__Problem__.
Each line from the top of the listing through the one holding "from matplotlib.patches import Patch" should be restated word for word, with nothing added and no pictures.
>>>>>
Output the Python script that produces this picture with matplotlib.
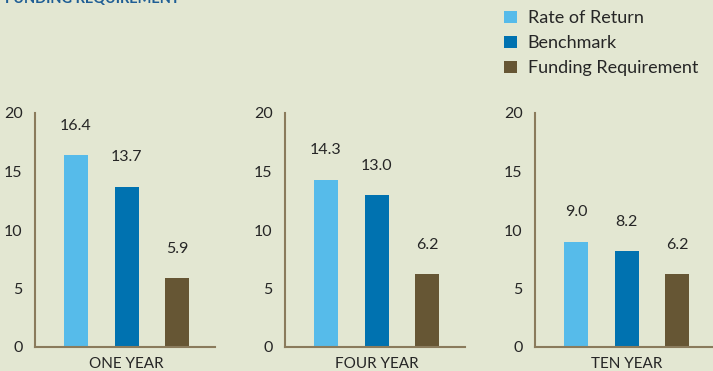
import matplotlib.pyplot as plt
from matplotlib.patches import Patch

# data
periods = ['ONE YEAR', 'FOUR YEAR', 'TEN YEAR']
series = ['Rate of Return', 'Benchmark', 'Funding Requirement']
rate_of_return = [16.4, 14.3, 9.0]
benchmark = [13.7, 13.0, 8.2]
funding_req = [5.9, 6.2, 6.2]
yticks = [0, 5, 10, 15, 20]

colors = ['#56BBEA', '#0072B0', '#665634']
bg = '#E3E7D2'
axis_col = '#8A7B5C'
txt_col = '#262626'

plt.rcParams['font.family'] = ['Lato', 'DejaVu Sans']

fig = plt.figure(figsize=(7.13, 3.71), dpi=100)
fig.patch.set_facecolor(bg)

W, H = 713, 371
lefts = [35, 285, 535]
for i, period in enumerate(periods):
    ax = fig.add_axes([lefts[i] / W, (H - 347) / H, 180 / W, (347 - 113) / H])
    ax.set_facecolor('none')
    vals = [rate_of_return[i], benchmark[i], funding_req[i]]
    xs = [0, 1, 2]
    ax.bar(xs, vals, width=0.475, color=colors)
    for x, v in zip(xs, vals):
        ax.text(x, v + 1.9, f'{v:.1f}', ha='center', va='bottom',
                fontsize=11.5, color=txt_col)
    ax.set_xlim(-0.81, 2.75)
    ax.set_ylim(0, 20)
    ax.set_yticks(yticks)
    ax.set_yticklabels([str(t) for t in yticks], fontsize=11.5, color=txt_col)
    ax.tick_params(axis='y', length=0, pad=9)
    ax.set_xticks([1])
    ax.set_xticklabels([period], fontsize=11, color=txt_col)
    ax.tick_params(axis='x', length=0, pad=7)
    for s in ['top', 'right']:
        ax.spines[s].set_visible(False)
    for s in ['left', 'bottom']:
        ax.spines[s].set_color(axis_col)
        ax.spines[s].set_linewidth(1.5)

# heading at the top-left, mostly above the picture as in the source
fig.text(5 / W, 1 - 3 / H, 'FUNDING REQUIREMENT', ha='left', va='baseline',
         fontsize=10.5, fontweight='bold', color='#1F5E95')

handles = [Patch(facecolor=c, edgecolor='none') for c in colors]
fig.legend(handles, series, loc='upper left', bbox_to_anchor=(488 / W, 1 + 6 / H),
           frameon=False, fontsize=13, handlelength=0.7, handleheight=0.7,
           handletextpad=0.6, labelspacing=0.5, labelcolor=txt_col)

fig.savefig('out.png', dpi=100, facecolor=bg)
<<<<<
__Response to the exercise__.
Output the Python script that produces this picture with matplotlib.
import matplotlib.pyplot as plt
from matplotlib.patches import Patch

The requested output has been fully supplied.